What to expect from our MSCD program...
The Master of Science in Computational Design (MSCD) program is structured on a 2-year (Fall-Spring-Fall-Spring) curriculum with an option to complete in three semesters. The MSCD program is designed for applicants with prior educational experience in architecture-related subjects with an interest in becoming more computationally savvy or those with a technology or engineering background with interest in seeing their skills applied more creatively.
The curriculum combines both the science and the art of computing, with a strong foundation in programming. Likewise, students entering the program will find that prior programming experience is beneficial. Students are encouraged to take advantage of resources both within the School of Architecture (including our state-of-the-art Digital Fabrication (dFAB) Lab) and elsewhere in the University. Past and current graduates have taken courses in Computer Science, Civil & Environmental Engineering, Mechanical Engineering, Human Computer Interaction, Robotics, Art, Design, and more.
Core Course Descriptions:
Fundamentals of Programming
This rigorous course provides a basic foundation of programming methods and principles for students with minimal programming experience.
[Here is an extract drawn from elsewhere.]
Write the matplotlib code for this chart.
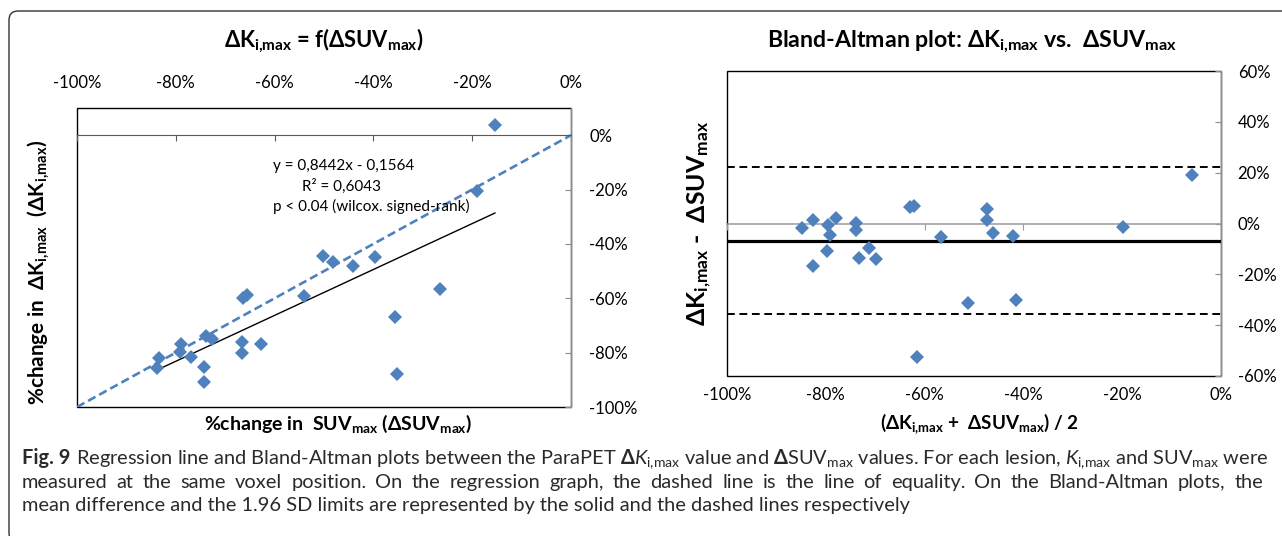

It is designed as preparation for students who intend to take additional and advanced programming courses.
Paradigms of Research in Architecture
This course is an introduction to models and methods of academic research – particularly as they relate to building design issues – and a forum for intellectual curiosity. The initial 10 weeks of the semester involves an overview and covers several methods of research, including models of natural sciences, social sciences, sciences of the artificial, engineering and aesthetic in building design. During the final 5 weeks of the semester faculty from both the College of Fine Arts (CFA) and Carnegie Institute of Technology (CIT) will be invited to make presentations about their areas of research and the methods they use.
Principles of Imperative Computation
For students with a basic understanding of programming (variables, expressions, loops, arrays, functions), this course teaches imperative programming and methods for ensuring the correctness of programs. Students will learn the process and concepts needed to go from high-level descriptions of algorithms to correct imperative implementations, with specific application to basic data structures and algorithms.
The Master's Project provides students with the opportunity to conduct research under the direction of the School's faculty. Students are encouraged to pursue topics of personal interest, providing each individual the opportunity to customize his or her educational experience. Depending on the research topic, students may select a faculty member, who will act as advisor through the research process. Each project is to be fully documented, both technically and formally well written. The project culminates with a public presentation to a selected panel of faculty members. Normally, the project is undertaken in the second Fall semester. However, with approval of their faculty advisor, students may elect to spread the project over two or more semesters.